§ **SHORT PROBLEM**:
Without the pictures, extract every line from the start of the material to the line containing "import plotly.graph_objects as go", both ends included.

┄┄┄┄┄┄┄┄┄┄┄┄┄┄┄┄┄┄┄┄

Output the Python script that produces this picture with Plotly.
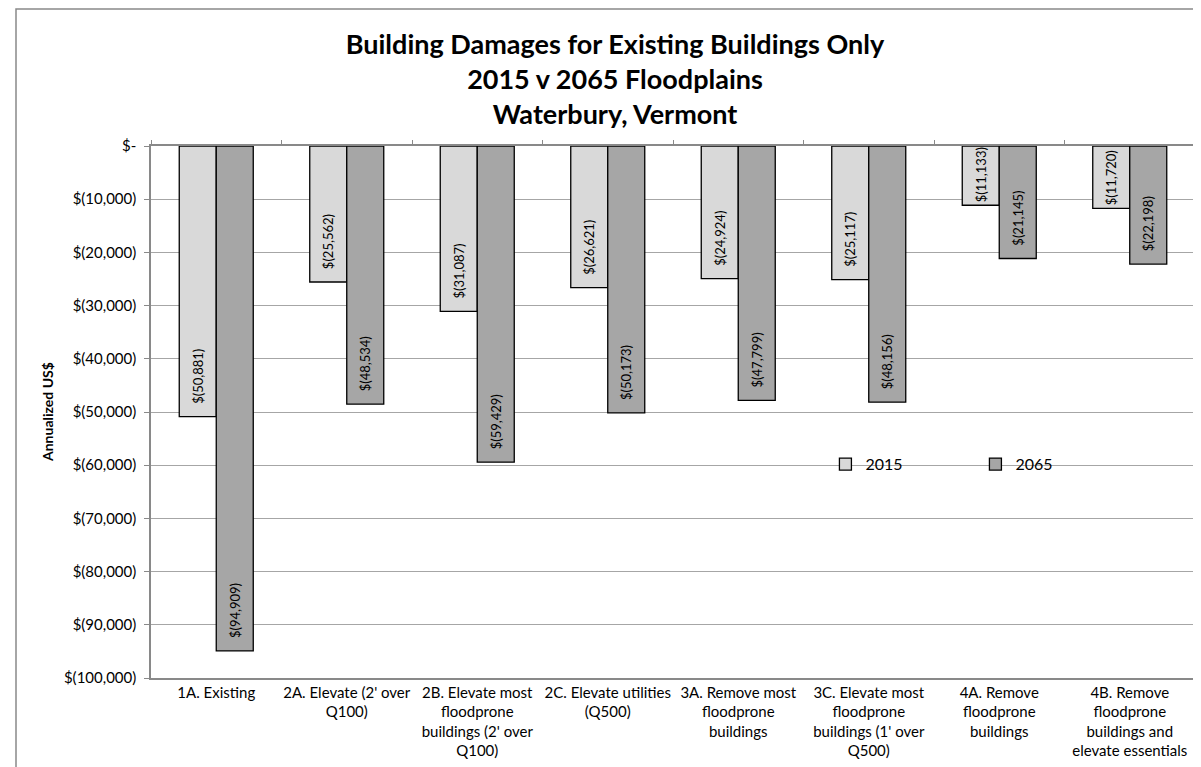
import plotly.graph_objects as go

categories = [
    "1A. Existing",
    "2A. Elevate (2' over<br>Q100)",
    "2B. Elevate most<br>floodprone<br>buildings (2' over<br>Q100)",
    "2C. Elevate utilities<br>(Q500)",
    "3A. Remove most<br>floodprone<br>buildings",
    "3C. Elevate most<br>floodprone<br>buildings (1' over<br>Q500)",
    "4A. Remove<br>floodprone<br>buildings",
    "4B. Remove<br>floodprone<br>buildings and<br>elevate essentials",
]
damages_2015 = [-50881, -25562, -31087, -26621, -24924, -25117, -11133, -11720]
damages_2065 = [-94909, -48534, -59429, -50173, -47799, -48156, -21145, -22198]
y_ticks = [0, -10000, -20000, -30000, -40000, -50000, -60000, -70000, -80000, -90000, -100000]


def money(v):
    return "$-" if v == 0 else f"$({abs(v):,})"


FONT = "Lato, Carlito, Calibri, sans-serif"
PAD = "\u2002\u00a0"  # gap between bar tip and its label (only where the label fits)


def label(v):
    return (PAD if abs(v) > 15000 else "") + money(v)


fig = go.Figure()
for name, vals, color in [("2015", damages_2015, "#d9d9d9"), ("2065", damages_2065, "#a6a6a6")]:
    fig.add_trace(go.Bar(
        name=name, x=categories, y=vals,
        marker=dict(color=color, line=dict(color="#000000", width=1.3)),
        text=[label(v) for v in vals],
        textposition="inside", insidetextanchor="end", textangle=-90,
        textfont=dict(family=FONT, size=13, color="#000000"),
        constraintext="none", cliponaxis=False,
    ))
fig.add_trace(go.Bar(x=categories, y=[None] * len(categories), xaxis="x2",
                     showlegend=False, hoverinfo="skip"))

fig.update_layout(
    width=1201, height=767, autosize=False,
    paper_bgcolor="white", plot_bgcolor="white",
    margin=dict(l=143, r=14, t=138, b=97, autoexpand=False),
    barmode="group", bargap=0.433, bargroupgap=0,
    uniformtext=dict(minsize=13, mode="show"),
    font=dict(family=FONT, size=15, color="#000000"),
    title=dict(
        text="<b>Building Damages for Existing Buildings Only<br>2015 v 2065 Floodplains<br>Waterbury, Vermont</b>",
        x=607 / 1201, xanchor="center", xref="container",
        y=1 - 46 / 767, yanchor="top", yref="container",
        font=dict(family=FONT, size=27, color="#000000"),
    ),
    legend=dict(
        orientation="h", x=0.646, y=0.402, xanchor="left", yanchor="middle",
        bgcolor="rgba(0,0,0,0)", font=dict(family=FONT, size=16),
        entrywidth=105, entrywidthmode="pixels", traceorder="normal",
    ),
    xaxis=dict(
        type="category", categoryorder="array", categoryarray=categories,
        showline=True, linecolor="#898989", linewidth=1.5, mirror=True,
        ticks="", showgrid=False, tickfont=dict(family=FONT, size=15),
        automargin=False,
    ),
    xaxis2=dict(
        type="category", categoryorder="array", categoryarray=categories,
        overlaying="x", matches="x", side="top", showticklabels=False,
        ticks="outside", tickson="boundaries", ticklen=5, tickcolor="#898989",
        showline=False, showgrid=False, automargin=False,
    ),
    yaxis=dict(
        range=[-100000, 0], tickvals=y_ticks, ticktext=[money(v) for v in y_ticks],
        showline=True, linecolor="#898989", linewidth=1.5, mirror=True,
        ticks="outside", ticklen=5, tickcolor="#898989", ticklabelstandoff=5,
        showgrid=True, gridcolor="#a6a6a6", gridwidth=1, zeroline=False,
        tickfont=dict(family=FONT, size=15), automargin=False,
    ),
    annotations=[dict(
        text="<b>Annualized US$</b>", xref="paper", yref="paper",
        x=(39 - 143) / 1044, y=0.5, xanchor="center", yanchor="middle",
        textangle=-90, showarrow=False, font=dict(family=FONT, size=14),
    )],
    shapes=[dict(
        type="rect", xref="paper", yref="paper",
        x0=(8 - 143) / 1044, x1=(1215 - 143) / 1044,
        y0=(670 - 790) / 532, y1=(670 - 1) / 532,
        line=dict(color="#898989", width=1.5), fillcolor="rgba(0,0,0,0)", layer="below",
    )],
)

fig.write_html("out.html")
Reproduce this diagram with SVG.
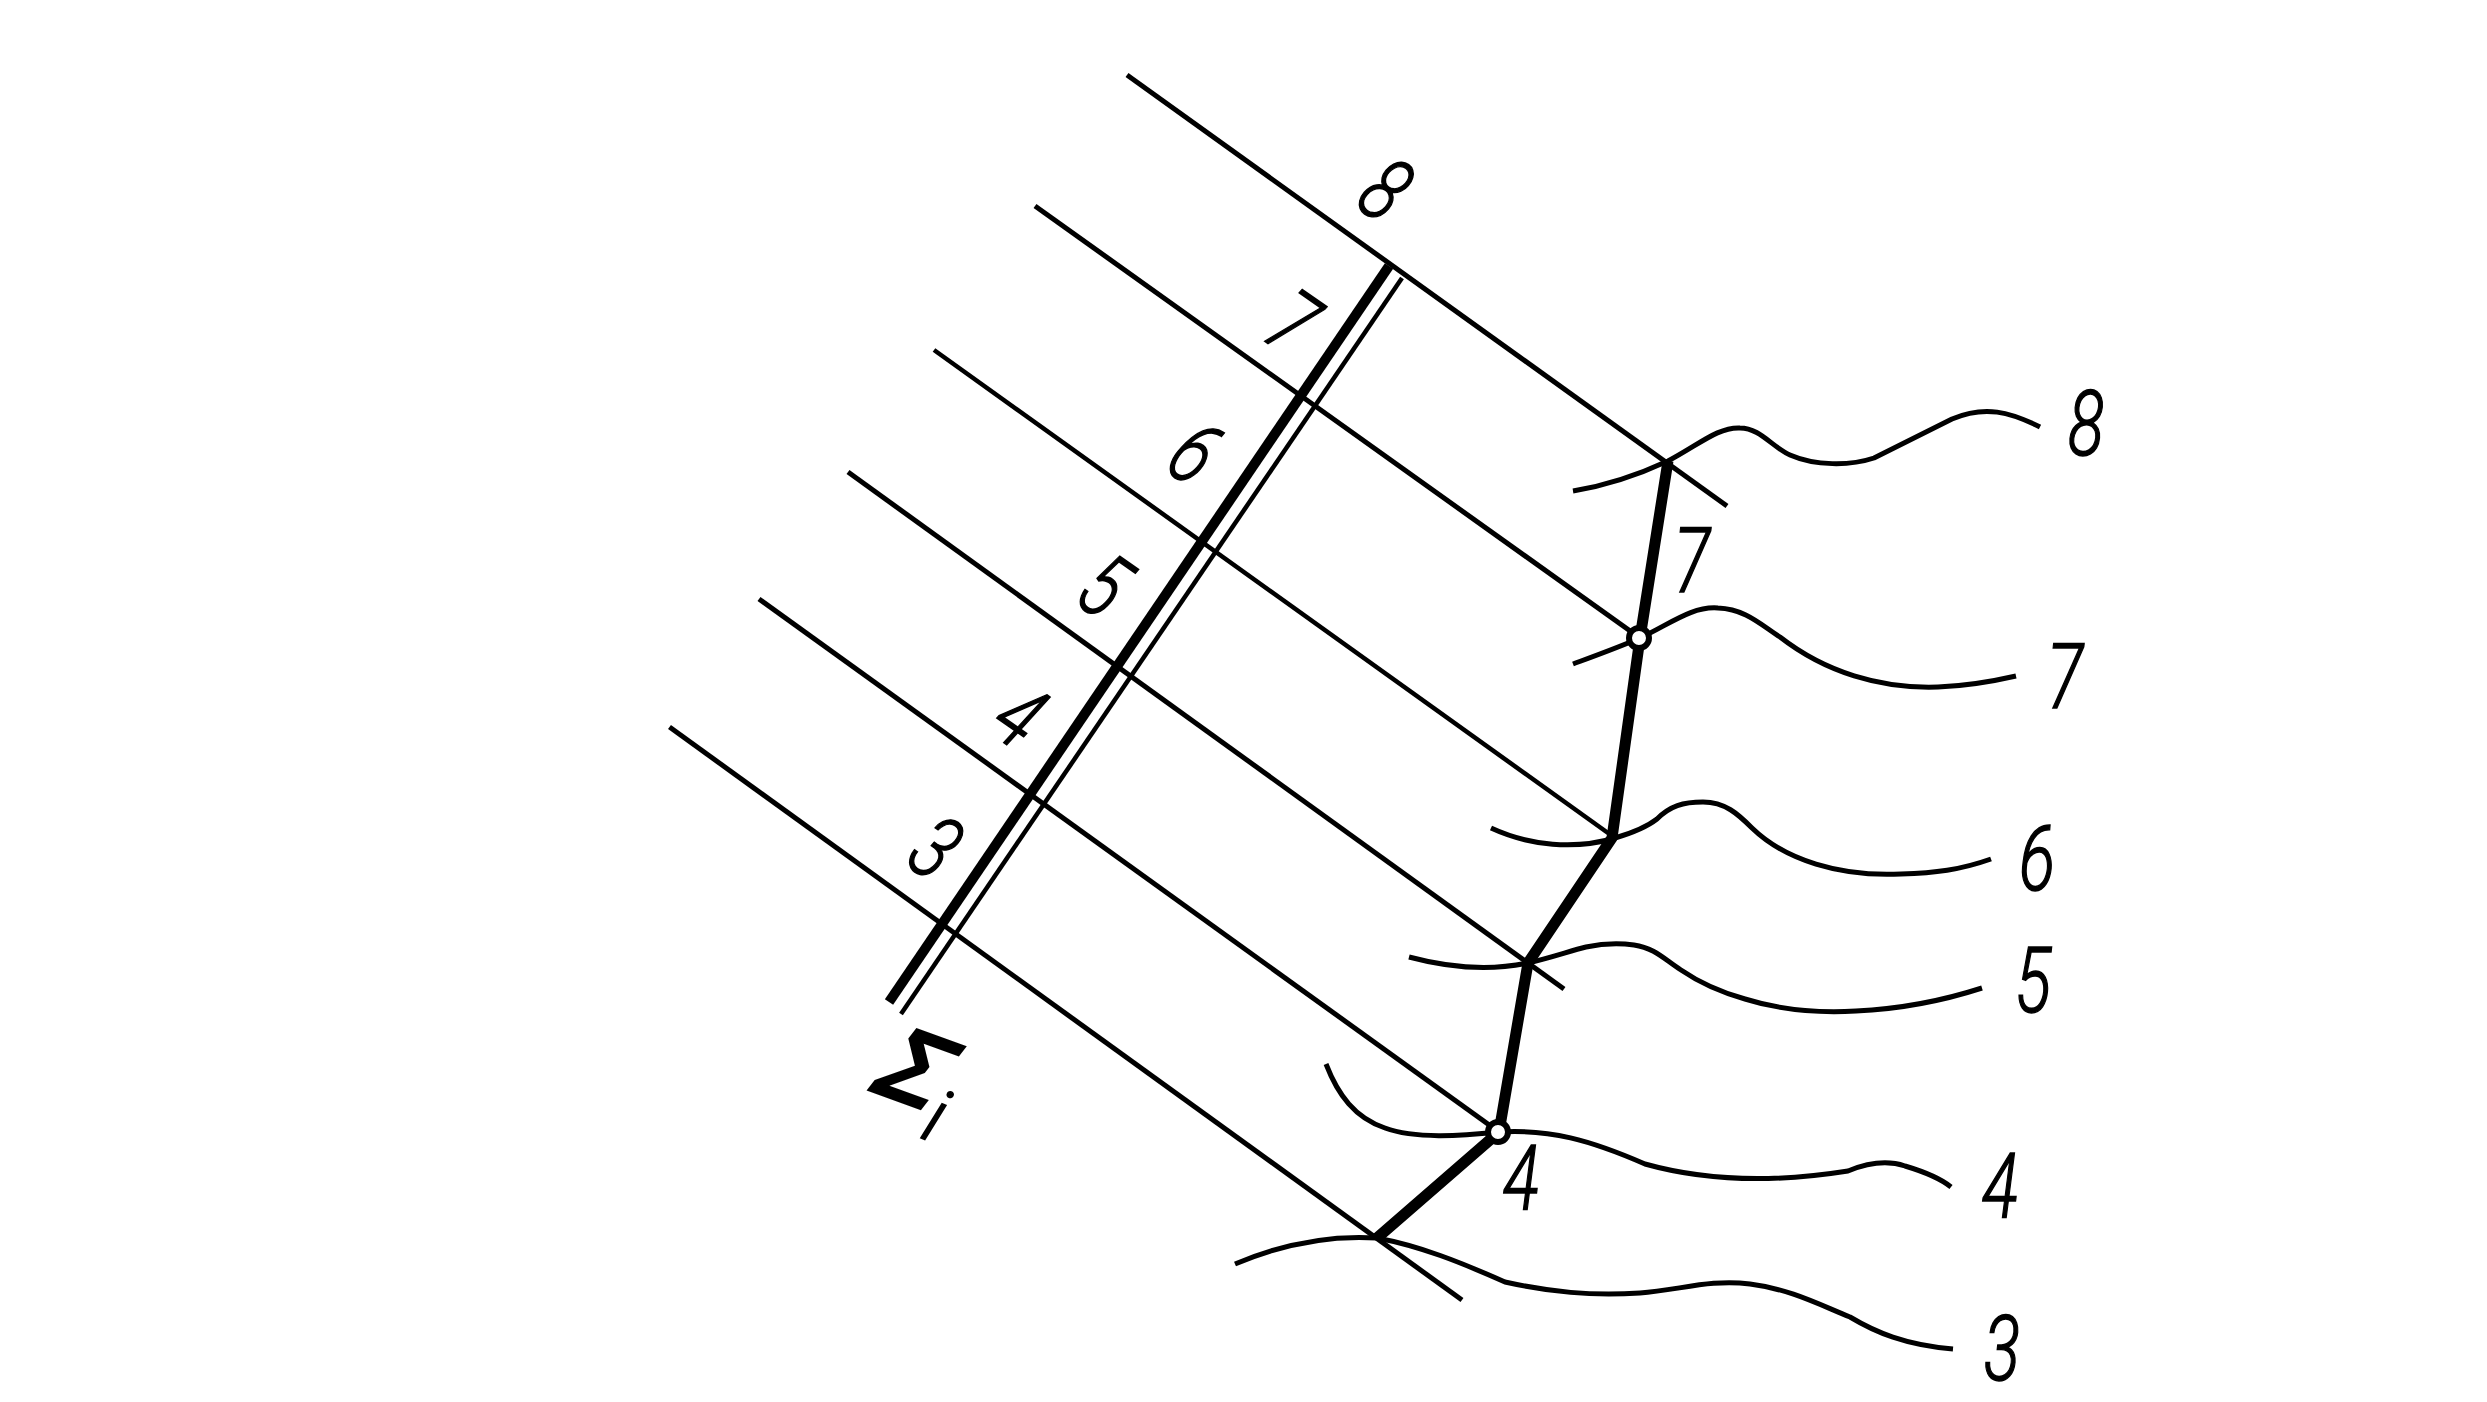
<svg xmlns="http://www.w3.org/2000/svg" width="2487" height="1402" viewBox="0 0 2487 1402">
<style>
.l{fill:none;stroke:#000;stroke-width:5;stroke-linecap:butt;stroke-linejoin:round}
.c{fill:none;stroke:#000;stroke-width:5;stroke-linejoin:round}
.t{font-family:"Roboto","Liberation Sans",sans-serif;font-weight:300;font-style:italic;font-size:90px;text-anchor:middle;fill:#000;stroke:#000;stroke-width:1.500}
</style>
<rect width="2487" height="1402" fill="#fff"/>
<g id="connectors">
<path class="l" d="M1127 75L1727 506"/>
<path class="l" d="M1035 206L1640 638"/>
<path class="l" d="M934 350L1615 838" style="stroke-width:4.500"/>
<path class="l" d="M848 472L1564 989"/>
<path class="l" d="M759 599L1499 1132"/>
<path class="l" d="M669.500 727L1462 1300"/>
<path class="l" d="M1389 266L889 1002" style="stroke-width:10"/>
<path class="l" d="M1402 278L901 1014" style="stroke-width:4.500"/>
<path class="l" d="M1377 1238L1499 1132L1528 963L1612 838L1640 638L1668 461" style="stroke-width:11"/>
<path class="c" d="M1573 491C1610 485 1640 474 1668 461C1700 444 1718 427 1740 428C1760 428 1772 447 1790 455C1815 466 1850 466 1874 458L1952 419C1985 405 2010 412 2040 427"/>
<path class="c" d="M1573 664C1600 654 1622 646 1640 638C1670 624 1692 606 1718 608C1745 609 1760 624 1780 637C1825 672 1880 689 1938 687C1965 686 1990 682 2016 676"/>
<path class="c" d="M1491 828C1530 846 1575 850 1615 838C1632 833 1648 826 1657 819C1670 806 1683 802 1703 802C1725 802 1738 814 1752 828C1785 860 1840 877 1901 874C1935 873 1960 870 1991 859"/>
<path class="c" d="M1409 957C1450 968 1490 971 1528 963C1550 958 1570 951 1586 947C1605 943 1620 943 1634 945C1655 948 1665 960 1681 970C1700 983 1720 992 1745 999C1780 1010 1820 1013 1856 1011C1900 1009 1945 1000 1982 988"/>
<path class="c" d="M1326 1064C1338 1095 1355 1118 1385 1128C1415 1139 1460 1136 1499 1132C1550 1129 1590 1140 1645 1164C1695 1178 1760 1185 1848 1171C1870 1162 1890 1161 1905 1166C1925 1172 1940 1178 1951 1187"/>
<path class="c" d="M1235 1264C1280 1245 1330 1235 1377 1238C1420 1246 1460 1262 1505 1282C1550 1292 1590 1296 1640 1293C1680 1290 1710 1279 1750 1284C1790 1289 1820 1305 1850 1317C1875 1332 1905 1345 1953 1349"/>
</g>
<g id="node-8-left"><text class="t" transform="translate(1386 189) rotate(35) scale(.75 1)" y="32">8</text></g>
<g id="node-7-left"><text class="t" transform="translate(1293 322) rotate(35) scale(.75 1)" y="32">7</text></g>
<g id="node-6-left"><text class="t" transform="translate(1195 452) rotate(35) scale(.75 1)" y="32">6</text></g>
<g id="node-5-left"><text class="t" transform="translate(1105 585) rotate(35) scale(.75 1)" y="32">5</text></g>
<g id="node-4-left"><text class="t" transform="translate(1020 715) rotate(35) scale(.75 1)" y="32">4</text></g>
<g id="node-3-left"><text class="t" transform="translate(936 847) rotate(35) scale(.75 1)" y="32">3</text></g>
<g id="node-sigma">
<text transform="translate(919 1067) rotate(20) skewX(-18)" y="40" style="font-family:'Liberation Sans',sans-serif;font-weight:700;font-size:110px;text-anchor:middle">Σ</text>
<text class="t" transform="translate(919 1137) rotate(22)" x="8" style="font-size:75px">i</text>
</g>
<g id="node-8"><text class="t" transform="translate(2086 423) scale(.75 1)" y="32">8</text></g>
<g id="node-7"><text class="t" transform="translate(2065 676) scale(.75 1)" y="32">7</text></g>
<g id="node-6"><text class="t" transform="translate(2037 858) scale(.75 1)" y="32">6</text></g>
<g id="node-5"><text class="t" transform="translate(2033 980) scale(.75 1)" y="32">5</text></g>
<g id="node-4"><text class="t" transform="translate(2000 1185) scale(.75 1)" y="32">4</text></g>
<g id="node-3"><text class="t" transform="translate(2002 1348) scale(.75 1)" y="32">3</text></g>
<g id="node-inner-7"><text class="t" transform="translate(1692 560) scale(.75 1)" y="32">7</text></g>
<g id="node-inner-4"><text class="t" transform="translate(1521 1177) scale(.75 1)" y="32">4</text></g>
<g id="point-7"><circle cx="1639" cy="638" r="10" fill="#fff" stroke="#000" stroke-width="6"/></g>
<g id="point-4"><circle cx="1498" cy="1132" r="10" fill="#fff" stroke="#000" stroke-width="6"/></g>
</svg>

┄┄┄┄┄┄┄┄┄┄┄┄┄┄┄┄┄┄┄┄

§ **THE REPLY**:
Output the Python script that produces this picture with Plotly.
import plotly.graph_objects as go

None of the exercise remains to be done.